Attitudes are connected to beliefs. An attitude is the overall product’s favorable or unfavorable evaluation (Khosla, 2010. Attitudes are usually developed during the information search or as a result of using the product. Attitudes play a key role in the design of the product by making the efforts of the designer to match the attributes of the product to customer attitudes and beliefs (Kuester, 2012). The theory of attitude formation argues that attitudes are composed of cognitive, behavioral, and affective elements (Critcher & Gilovich, 2010). The cognitive component holds that attitudes consist of consumer’s knowledge and beliefs, the affective component representing the feelings or emotional reactions of consumers to a product, and the behavioral component insinuating the consumer’s tendency in responding in a certain way towards the product (Khosla, 2010). All these components apply to the Ford Fusion’s buyer who strongly believe and is emotionally attached to this posh car making him to behave a particular way in buying the automobile. Beliefs and attitudes may be such strong to a certain product causing obsession, which sometimes may lead to buying of a faulty item (Belch & Belch, 2007). However, attitudes are formed after an experience which is often positive tending.

External Influences

Group Influence

Human beings are social animals who love to be in groups. Groups are composed of two or more individuals sharing set of values, norms, or beliefs and interact in accomplishing individual or mutual goal (Quester, 2011). Virtually all consumer behavior occurs in a group setting. One of the group influences is the reference group concept. The reference group model covers on the information, normative, and identification influences, which inspire an individual as the basis for his/her present behavior (Kuester, 2012).

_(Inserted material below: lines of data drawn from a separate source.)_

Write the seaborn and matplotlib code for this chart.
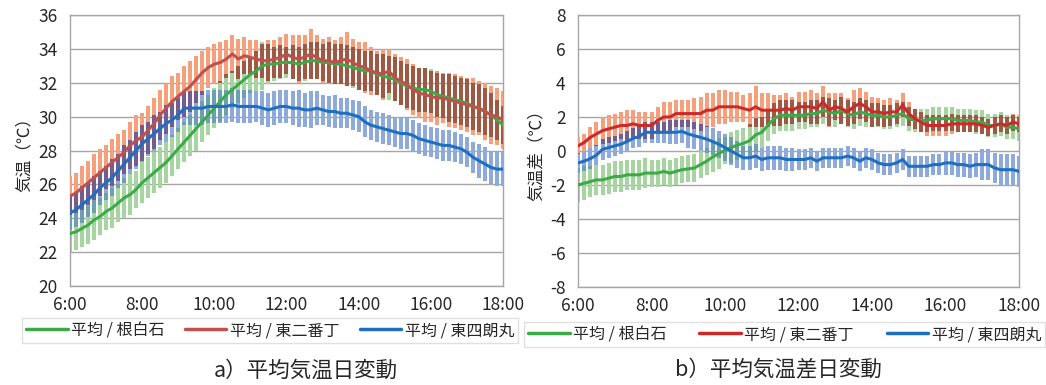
import numpy as np
import pandas as pd
import matplotlib
matplotlib.use("Agg")
import matplotlib.pyplot as plt
import seaborn as sns

# ---------------- data ----------------
times = [f"{h}:{m:02d}" for h in range(6, 18) for m in range(0, 60, 10)] + ["18:00"]
tick_labels = ["6:00", "8:00", "10:00", "12:00", "14:00", "16:00", "18:00"]
series_names = ["平均 / 根白石", "平均 / 東二番丁", "平均 / 東四朗丸"]

# panel a: mean temperature
a_green = [23.1, 23.2, 23.4, 23.6, 23.9, 24.1,
           24.4, 24.6, 24.9, 25.2, 25.4, 25.7,
           26.1, 26.4, 26.7, 27.0, 27.3, 27.7,
           28.1, 28.5, 28.9, 29.3, 29.7, 30.1,
           30.5, 30.9, 31.3, 31.6, 31.9, 32.2,
           32.5, 32.7, 33.0, 33.1, 33.1, 33.2,
           33.2, 33.2, 33.1, 33.2, 33.3, 33.3,
           33.2, 33.2, 33.1, 33.1, 33.0, 32.9,
           32.8, 32.7, 32.7, 32.5, 32.4, 32.3,
           32.2, 32.0, 31.8, 31.7, 31.6, 31.6,
           31.5, 31.3, 31.2, 31.1, 31.0, 30.9,
           30.8, 30.6, 30.5, 30.3, 30.1, 29.8,
           29.5]
a_red = [25.3, 25.5, 25.8, 26.1, 26.4, 26.7,
         27.0, 27.3, 27.6, 27.9, 28.3, 28.6,
         28.8, 29.2, 29.6, 30.1, 30.5, 30.9,
         31.2, 31.5, 31.8, 32.2, 32.6, 32.9,
         33.1, 33.2, 33.4, 33.7, 33.4, 33.6,
         33.5, 33.4, 33.3, 33.3, 33.4, 33.5,
         33.7, 33.5, 33.4, 33.5, 33.7, 33.5,
         33.3, 33.3, 33.2, 33.3, 33.4, 33.2,
         33.0, 32.9, 32.7, 32.6, 32.5, 32.7,
         32.3, 32.1, 31.9, 31.6, 31.4, 31.3,
         31.2, 31.1, 31.1, 31.0, 30.9, 30.8,
         30.7, 30.6, 30.5, 30.3, 30.1, 30.0,
         29.8]
a_blue = [24.3, 24.5, 24.8, 25.1, 25.4, 25.8,
          26.1, 26.4, 26.8, 27.2, 27.6, 28.0,
          28.4, 28.7, 29.0, 29.3, 29.6, 29.8,
          30.1, 30.5, 30.5, 30.5, 30.5, 30.6,
          30.6, 30.6, 30.6, 30.7, 30.6, 30.6,
          30.6, 30.6, 30.5, 30.4, 30.5, 30.6,
          30.6, 30.5, 30.5, 30.4, 30.4, 30.5,
          30.4, 30.3, 30.3, 30.2, 30.2, 30.1,
          30.0, 29.7, 29.5, 29.4, 29.3, 29.2,
          29.1, 29.0, 29.0, 28.9, 28.7, 28.6,
          28.5, 28.4, 28.3, 28.3, 28.2, 28.1,
          27.9, 27.6, 27.4, 27.2, 27.0, 26.9,
          26.9]
a_green_err = [1.1, 1.1, 1.1, 1.1, 1.2, 1.1,
               1.1, 1.2, 1.1, 1.2, 1.2, 1.1,
               1.2, 1.2, 1.2, 1.2, 1.2, 1.2,
               1.2, 1.2, 1.2, 1.3, 1.2, 1.2,
               1.2, 1.2, 1.2, 1.1, 1.1, 1.1,
               1.1, 1.2, 1.4, 1.2, 1.0, 1.0,
               0.9, 1.0, 1.0, 1.1, 1.1, 1.1,
               1.1, 1.2, 1.2, 1.2, 1.2, 1.2,
               1.2, 1.2, 1.2, 1.2, 1.3, 1.3,
               1.3, 1.3, 1.3, 1.3, 1.3, 1.3,
               1.3, 1.3, 1.3, 1.4, 1.4, 1.4,
               1.4, 1.4, 1.4, 1.4, 1.3, 1.2,
               1.1]
a_red_err = [1.2, 1.2, 1.3, 1.3, 1.4, 1.4,
             1.3, 1.4, 1.4, 1.3, 1.4, 1.5,
             1.4, 1.4, 1.5, 1.5, 1.5, 1.5,
             1.4, 1.5, 1.5, 1.4, 1.3, 1.2,
             1.2, 1.2, 1.1, 1.1, 1.2, 1.1,
             1.0, 1.1, 1.0, 1.2, 1.1, 1.2,
             1.2, 1.3, 1.4, 1.3, 1.5, 1.3,
             1.3, 1.4, 1.3, 1.4, 1.6, 1.4,
             1.4, 1.5, 1.4, 1.3, 1.5, 1.3,
             1.4, 1.4, 1.5, 1.5, 1.5, 1.6,
             1.5, 1.6, 1.5, 1.6, 1.6, 1.6,
             1.6, 1.7, 1.6, 1.7, 1.7, 1.7,
             1.7]
a_blue_err = [1.0, 1.0, 1.1, 1.0, 1.1, 1.0,
              1.0, 1.1, 1.0, 1.1, 1.0, 1.1,
              1.1, 1.0, 1.1, 1.0, 1.1, 1.0,
              1.0, 1.0, 1.0, 1.0, 1.0, 1.0,
              1.0, 1.0, 1.0, 1.0, 1.0, 1.0,
              1.0, 0.9, 1.0, 1.0, 1.0, 1.0,
              1.0, 1.0, 1.1, 1.0, 1.1, 1.0,
              0.9, 0.9, 1.0, 0.9, 0.9, 0.9,
              0.9, 0.9, 0.9, 0.9, 0.9, 0.9,
              0.9, 0.9, 0.9, 0.9, 0.9, 0.9,
              0.9, 0.9, 0.9, 0.9, 0.9, 0.9,
              0.9, 0.9, 1.0, 1.0, 1.0, 1.0,
              1.0]

# panel b: mean temperature difference
b_green = [-2.0, -1.9, -1.8, -1.7, -1.7, -1.6,
           -1.5, -1.5, -1.4, -1.4, -1.4, -1.3,
           -1.3, -1.3, -1.2, -1.3, -1.2, -1.1,
           -1.05, -1.0, -0.8, -0.6, -0.35, -0.15,
           0.05, 0.2, 0.35, 0.45, 0.6, 0.95,
           1.1, 1.5, 1.9, 2.1, 2.1, 2.1,
           2.1, 2.1, 2.2, 2.2, 2.4, 2.3,
           2.2, 2.4, 2.2, 2.1, 2.3, 2.2,
           2.1, 2.1, 2.0, 2.0, 2.1, 2.2,
           1.9, 1.8, 1.8, 1.8, 1.9, 1.9,
           1.9, 1.9, 1.8, 1.8, 1.8, 1.7,
           1.7, 1.5, 1.5, 1.6, 1.4, 1.4,
           1.3]
b_red = [0.3, 0.5, 0.8, 1.0, 1.2, 1.3,
         1.4, 1.5, 1.5, 1.6, 1.5, 1.5,
         1.5, 1.8, 2.0, 2.0, 2.2, 2.2,
         2.2, 2.2, 2.2, 2.4, 2.4, 2.6,
         2.6, 2.6, 2.6, 2.5, 2.4, 2.6,
         2.4, 2.4, 2.4, 2.4, 2.5, 2.4,
         2.6, 2.6, 2.6, 2.5, 2.9, 2.4,
         2.6, 2.5, 2.3, 2.6, 2.8, 2.6,
         2.3, 2.3, 2.2, 2.3, 2.3, 2.7,
         2.2, 1.9, 1.7, 1.5, 1.5, 1.5,
         1.5, 1.6, 1.6, 1.6, 1.6, 1.6,
         1.5, 1.4, 1.5, 1.6, 1.5, 1.7,
         1.6]
b_blue = [-0.7, -0.6, -0.45, -0.25, 0.1, 0.2,
          0.3, 0.4, 0.55, 0.75, 0.85, 1.1,
          1.1, 1.1, 1.1, 1.1, 1.1, 1.15,
          1.0, 0.9, 0.8, 0.7, 0.55, 0.4,
          0.2, 0.0, -0.2, -0.4, -0.4, -0.3,
          -0.5, -0.4, -0.4, -0.4, -0.5, -0.5,
          -0.5, -0.5, -0.4, -0.6, -0.4, -0.4,
          -0.4, -0.4, -0.3, -0.4, -0.6, -0.4,
          -0.5, -0.7, -0.8, -0.8, -0.7, -0.5,
          -0.9, -0.9, -0.9, -0.9, -0.8, -0.8,
          -0.7, -0.7, -0.8, -0.8, -0.9, -0.8,
          -0.8, -0.8, -1.0, -1.1, -1.1, -1.1,
          -1.2]
b_green_err = [1.0, 1.0, 0.9, 0.9, 0.9, 0.9,
               0.9, 0.9, 0.9, 0.9, 0.9, 0.9,
               0.8, 0.8, 0.8, 0.8, 0.8, 0.8,
               0.8, 0.8, 0.8, 0.8, 0.9, 0.9,
               0.8, 0.9, 0.9, 0.9, 1.0, 1.0,
               0.9, 0.9, 0.9, 0.9, 0.9, 0.9,
               0.8, 0.8, 0.8, 0.8, 0.8, 0.8,
               0.8, 0.8, 0.8, 0.8, 0.8, 0.8,
               0.7, 0.7, 0.7, 0.7, 0.7, 0.7,
               0.7, 0.7, 0.7, 0.7, 0.7, 0.7,
               0.7, 0.7, 0.7, 0.7, 0.7, 0.7,
               0.7, 0.7, 0.7, 0.7, 0.7, 0.7,
               0.7]
b_red_err = [0.5, 0.5, 0.6, 0.7, 0.8, 0.8,
             0.8, 0.8, 0.9, 0.8, 0.8, 0.8,
             0.8, 0.8, 0.9, 0.9, 0.8, 0.8,
             0.8, 0.9, 1.0, 1.0, 1.0, 1.0,
             1.0, 0.9, 0.9, 0.8, 1.0, 1.2,
             1.0, 1.0, 0.9, 0.9, 0.9, 0.8,
             0.9, 0.9, 1.0, 0.9, 0.9, 1.0,
             0.8, 0.9, 0.8, 1.0, 0.9, 0.9,
             0.9, 0.8, 0.8, 0.8, 0.7, 0.7,
             0.7, 0.6, 0.6, 0.6, 0.6, 0.6,
             0.6, 0.6, 0.5, 0.5, 0.5, 0.5,
             0.5, 0.5, 0.5, 0.5, 0.5, 0.5,
             0.5]
b_blue_err = [0.6, 0.6, 0.6, 0.6, 0.6, 0.6,
              0.6, 0.6, 0.6, 0.6, 0.6, 0.6,
              0.6, 0.6, 0.6, 0.7, 0.7, 0.7,
              0.8, 0.8, 0.8, 0.8, 0.8, 0.8,
              0.8, 0.8, 0.8, 0.7, 0.7, 0.7,
              0.7, 0.7, 0.7, 0.7, 0.7, 0.7,
              0.6, 0.6, 0.6, 0.6, 0.6, 0.6,
              0.6, 0.6, 0.6, 0.6, 0.6, 0.6,
              0.6, 0.6, 0.6, 0.6, 0.6, 0.6,
              0.6, 0.6, 0.6, 0.6, 0.6, 0.6,
              0.7, 0.7, 0.7, 0.7, 0.7, 0.7,
              0.9, 0.9, 0.9, 0.9, 0.9, 0.9,
              0.9]

# ---------------- style ----------------
sns.set_theme(style="white")
FONT = ["Noto Sans CJK JP", "DejaVu Sans"]
plt.rcParams["font.family"] = FONT

hours = np.array([6 + i / 6 for i in range(len(times))])

line_a = ["#3daa4a", "#c0504d", "#1f6fc0"]
line_b = ["#3daa4a", "#cc2a2a", "#1f6fc0"]
err_cols = ["#a6d59f", "#f5a07c", "#8eaadb"]
# colours where two translucent bar sets overlap
overlap_cols = {(0, 1): "#9c5a44", (1, 2): "#6f5e8e", (0, 2): "#6e9fb0"}

fig = plt.figure(figsize=(10.46, 3.85), dpi=100)
ax_a = fig.add_axes([70 / 1046, 1 - 286 / 385, (503 - 70) / 1046, (286 - 15) / 385])
ax_b = fig.add_axes([578 / 1046, 1 - 287 / 385, (1019 - 578) / 1046, (287 - 15) / 385])

BAR_W = 2.9


def draw(ax, means, errs, line_cols, ylim, yticks, ylabel):
    means = [np.asarray(m) for m in means]
    errs = [np.asarray(e) for e in errs]
    df = pd.DataFrame({
        "x": np.tile(hours, 3),
        "y": np.concatenate(means),
        "s": np.repeat(series_names, len(hours)),
    })
    for k in range(3):
        ax.errorbar(hours, means[k], yerr=errs[k], fmt="none",
                    ecolor=err_cols[k], elinewidth=BAR_W, capsize=0, zorder=2 + k)
    for (i, j), col in overlap_cols.items():
        lo = np.maximum(means[i] - errs[i], means[j] - errs[j])
        hi = np.minimum(means[i] + errs[i], means[j] + errs[j])
        mask = hi > lo
        ax.vlines(hours[mask], lo[mask], hi[mask], colors=col,
                  linewidth=BAR_W, zorder=5)
    sns.lineplot(data=df, x="x", y="y", hue="s", palette=line_cols,
                 hue_order=series_names, linewidth=2.2, ax=ax,
                 legend=False, zorder=6)
    ax.set_xlim(6, 18)
    ax.set_ylim(*ylim)
    ax.set_yticks(yticks)
    ax.set_yticklabels([str(t) for t in yticks], fontsize=12.5)
    ax.set_xticks([6, 8, 10, 12, 14, 16, 18])
    ax.set_xticklabels(tick_labels, fontsize=12.5)
    ax.tick_params(axis="y", length=0, pad=9)
    ax.tick_params(axis="x", length=0, pad=7)
    ax.grid(axis="y", color="#a6a6a6", linewidth=1.0)
    ax.grid(axis="x", visible=False)
    for sp in ax.spines.values():
        sp.set_color("#a6a6a6")
        sp.set_linewidth(1.0)
    ax.set_xlabel("")
    ax.set_ylabel(ylabel, fontsize=12, labelpad=4)
    ax.set_axisbelow(True)


draw(ax_a, [a_green, a_red, a_blue], [a_green_err, a_red_err, a_blue_err],
     line_a, (20, 36), list(range(20, 37, 2)), "気温（℃）")
draw(ax_b, [b_green, b_red, b_blue], [b_green_err, b_red_err, b_blue_err],
     line_b, (-8, 8), list(range(-8, 9, 2)), "気温差（℃）")


def add_legend(cols, box):
    handles = [plt.Line2D([0], [0], color=c, linewidth=2.5) for c in cols]
    leg = fig.legend(handles, series_names, loc="center", ncol=3, mode="expand",
                     bbox_to_anchor=box, bbox_transform=fig.transFigure,
                     fontsize=11.5, frameon=True, fancybox=False,
                     handlelength=2.6, handletextpad=0.2,
                     borderpad=0.25, borderaxespad=0)
    leg.get_frame().set_edgecolor("#d9d9d9")
    leg.get_frame().set_linewidth(1.0)
    return leg


add_legend(line_a, (22 / 1046, 1 - 342 / 385, 496 / 1046, 23 / 385))
add_legend(line_b, (524 / 1046, 1 - 350 / 385, 521 / 1046, 31 / 385))

fig.text(306 / 1046, 1 - 371 / 385, "a）平均気温日変動", ha="center", va="center",
         fontsize=15.5, family=FONT)
fig.text(778 / 1046, 1 - 370 / 385, "b）平均気温差日変動", ha="center", va="center",
         fontsize=15.5, family=FONT)

fig.savefig("out.png", dpi=100, facecolor="white")
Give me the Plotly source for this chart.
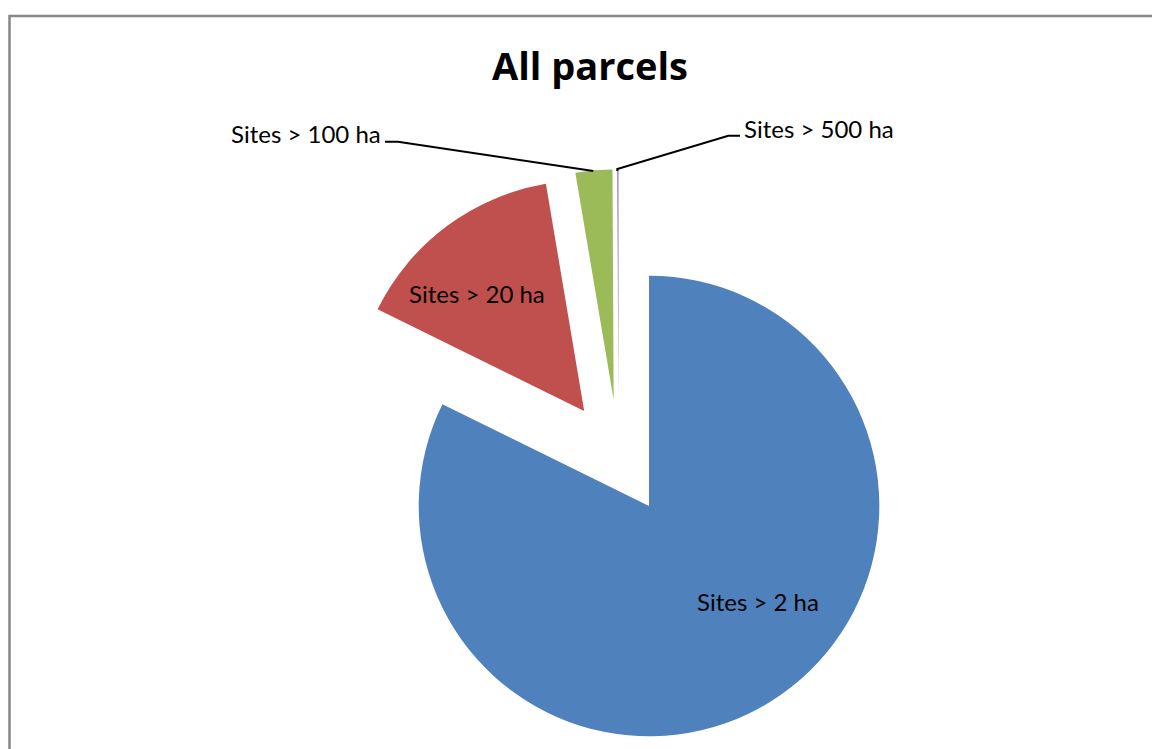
import plotly.graph_objects as go

# ---- data ----
labels = ["Sites > 2 ha", "Sites > 20 ha", "Sites > 100 ha", "Sites > 500 ha"]
values = [82.28, 15.06, 2.58, 0.08]
colors = ["#4F81BD", "#C0504D", "#9BBB59", "#8064A2"]
explode = [0.25, 0.25, 0.25, 0.25]
title_text = "All parcels"

# ---- layout geometry (page pixels; the page body has an 8px margin) ----
OFF = 8
W, H = 1160 - OFF, 749 - OFF
cx, cy, R = 618.6 - OFF, 457.1 - OFF, 230.3
half = R * (1 + max(explode))
dom_x = [(cx - half) / W, (cx + half) / W]
dom_y = [1 - (cy + half) / H, 1 - (cy - half) / H]

def px(x, y):
    return (x - OFF) / W, 1 - (y - OFF) / H

fig = go.Figure()
fig.add_trace(go.Pie(
    labels=labels, values=values, sort=False, direction="clockwise", rotation=0,
    pull=explode, marker=dict(colors=colors, line=dict(width=0)),
    textinfo="none", hoverinfo="label+percent", showlegend=False,
    domain=dict(x=dom_x, y=dom_y),
))

label_font = dict(family="Lato", size=24, color="black")
label_pos = [(758.3, 601.5), (477, 293.3), (305.5, 133.8), (819, 128.7)]
for lab, (x, y) in zip(labels, label_pos):
    ax_, ay_ = px(x, y)
    fig.add_annotation(x=ax_, y=ay_, xref="paper", yref="paper", text=lab,
                       showarrow=False, xanchor="center", yanchor="middle",
                       font=label_font)

# leader lines
def path(points):
    s = ""
    for i, (x, y) in enumerate(points):
        X, Y = px(x, y)
        s += ("M" if i == 0 else "L") + f"{X},{Y} "
    return s

shapes = [
    dict(type="path", xref="paper", yref="paper",
         path=path([(385, 141.7), (398, 141.7), (593.3, 171)]),
         line=dict(color="black", width=2)),
    dict(type="path", xref="paper", yref="paper",
         path=path([(740, 135.7), (728.3, 135.7), (617.3, 169), (617.3, 171)]),
         line=dict(color="black", width=2)),
]
# chart border (extends beyond visible area on right and bottom)
bx0, by0 = px(9.5, 16)
bx1, by1 = px(1180, 780)
shapes.append(dict(type="rect", xref="paper", yref="paper", x0=bx0, y0=by1, x1=bx1, y1=by0,
                   line=dict(color="#878787", width=2.5), fillcolor="rgba(0,0,0,0)", layer="below"))

tx, ty = px(590, 67)
fig.update_layout(
    width=W, height=H, margin=dict(l=0, r=0, t=0, b=0),
    paper_bgcolor="white", plot_bgcolor="white",
    title=dict(text="<b>" + title_text + "</b>", x=tx, xanchor="center",
               y=ty, yanchor="middle", yref="container",
               font=dict(family="Open Sans", size=38, color="black")),
    shapes=shapes,
)

fig.write_html("out.html")
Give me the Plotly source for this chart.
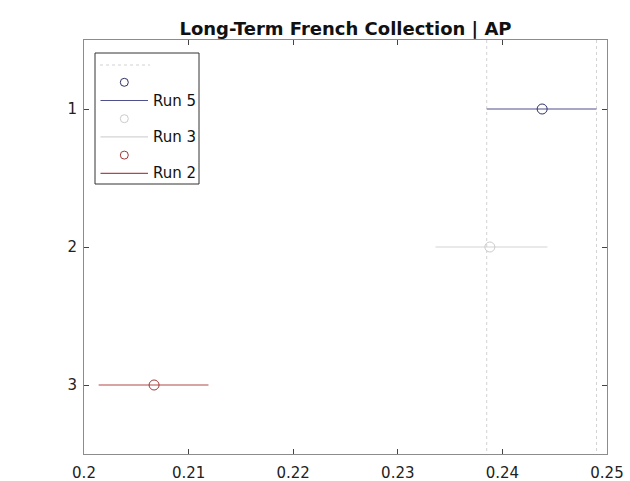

In the marketing perspective, reference group serves as the frame of reference for buyers in their purchasing or consumption behavior (Foxall, 2005). The presumed values and perspectives or reference groups are used by buyers in taking decisions. Though the Ford Fusion car is attributed to most celebrities, the buyer in question is not influenced or moved by this reference group, but he bought the car to elevate his esteem status and be respected in the society. This disproves the reference group model in that it does not influence all buyers by acting as opinion leaders.

Culture

Culture is the broadest external influence on the behavior of consumers. Culture influences buyers through the values and norms established by the society they live in (Quester, 2011). Culture is often inculcated, that is, it is passed down from one generation to successive generations through institutions such as family and religion (Arnould, 2006). The consumer culture theory involves the study of consumption behaviors and choices from the cultural and social perspectives, and refers to culture as invented, leant, shared, satisfies needs, dynamic, and similar but different (Schouten & McAlexander, 2005). These components of culture make it to be sub-sectioned into sub-cultures. A sub-culture is distinct culture group or a segment that share set of meanings or values differing in particular perspectives from those of the overall culture (Arnould & Thompson, 2005). These sub-cultures are relevant units of marketing research analysis and include categorization by region, age, sex, and caste. The Australian Ford Motor Company classifies its sub-culture by caste or social class such as chief executive officers (C.E.O), and working class. Ford Fusion is a posh car meant for C.E.Os (Davison, 2013). The sub-culture, thus, groups the buyer as a C.E.O. However, the individual is not C.E.O questioning the sub-culture grouping.

Conclusion

Both the internal and external factors influence the buying decision of consumers. Internal influences include: motivation, perception, learning, personality and attitude. Motivation makes the buyer to seek the satisfaction. Perception influences buyer’s acquisition and consumption of products based on certain parameters. Learning results from processing of information and causes changes in memory in buying the product. Personality are inherent traits that determine the type of products to be bought. Attitude are pre-conceived beliefs by consumers towards a given product. On the other hand, external influences involve group influence and culture. Group influence also known as reference group are the opinion leaders influencing buyers in the market. Culture refers to the norm and values influencing buyer behavior. From the above analysis, the buyer of the Ford Fusion is highly influenced by the internal factors. However, the external factors have little or no influence of his buying behavior of the posh car.    

References

Armstrong, J., S. (2003). Prediction of Consumer Behavior by Experts and Novices. Journal of Consumer Research, 18, 251–256.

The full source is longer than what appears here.